On the other hand, we all know just how corrupt and damaging Venus can be in a relationship; it can leave scars that are nearly impossible to erase. This, however, may not be the whole danger. Lewis dispels the myth that sex itself is the great “moral danger” of Eros, and states that this idea is simply not biblical. Paul writes in the New Testament that Eros in whole is the threat, as it can completely consume a couple oblivious to all else but their love, detracting from their relationship with God. Even though marriage is intended to be a divine portrait, how can it possibly claim divinity if it neglects the Heavenly One? Eros assumes the role of “god” in that context, substituting the élan vital for the Giver of Life himself. Indeed, Eros seems almost to demand that we treat it as a deity, since it has such a strong grip on our meek human desires; it can thus become an idol, which God clearly forbids us from creating in our lives. As Lewis puts it, “Love ceases to be a demon only when it ceases to be a god.”

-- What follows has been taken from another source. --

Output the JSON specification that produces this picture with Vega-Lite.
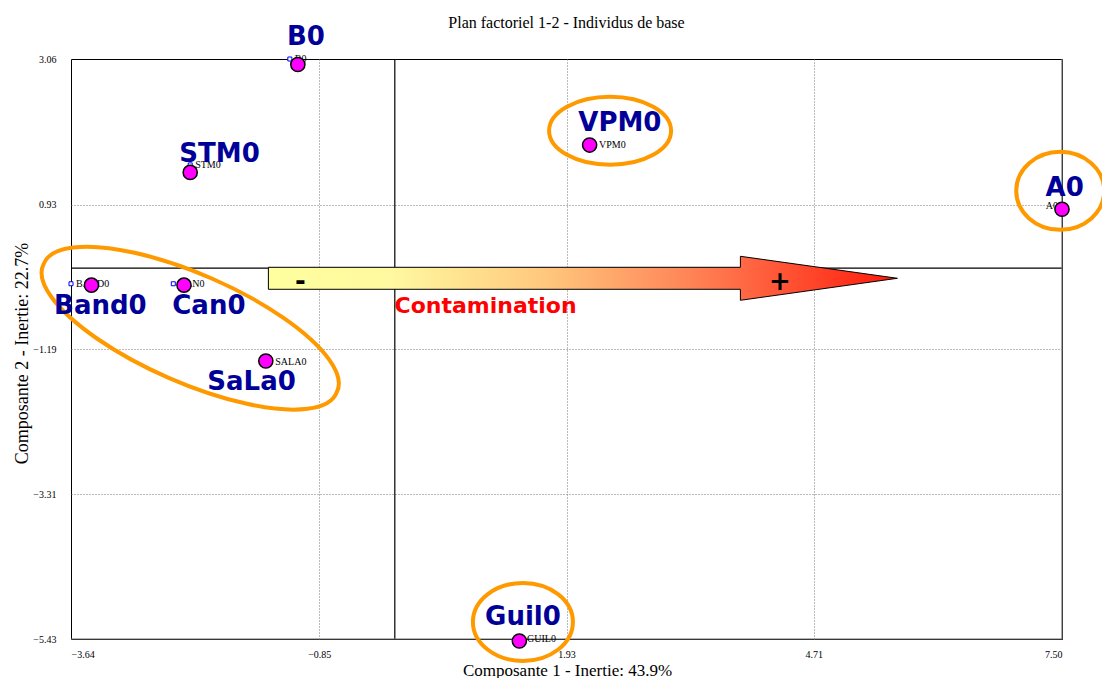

In Lewis’ recording of The Four Loves, he goes on to compare a marriage to a garden that one keeps. It is a beautiful, fragrant, wondrous thing at first, with its blossoms and its lusciousness; leave it unattended for very long, however, and it ceases to be a garden altogether. Weeds infest it and choke all that was good and lovely in it in the beginning. Such is the case in any relationship, but particularly in a romantic one that leads to marriage. If two lovers lose themselves in the heat of the initial passion, they do not build a strong foundation for their future life together, and once this once-thought eternal bliss turns into something nasty and unhealthy in the end. Lewis notes that “passion can only move us,” just as we can dive into the water, but once we hit this water we must then swim to keep from drowning. Likewise, love can create a preliminary feeling of ecstasy, but without the self-sacrifice and toil that accompanies a life-long commitment, it withers and dies out quickly. If tended to correctly, however, it produces the exquisite garden that Solomon speaks of in his Song of Songs, which both partners can cherish and frolic in and expand together for the rest of their earthly days together. That is the true picture of divine love – the best possible and most sought-after form of Eros.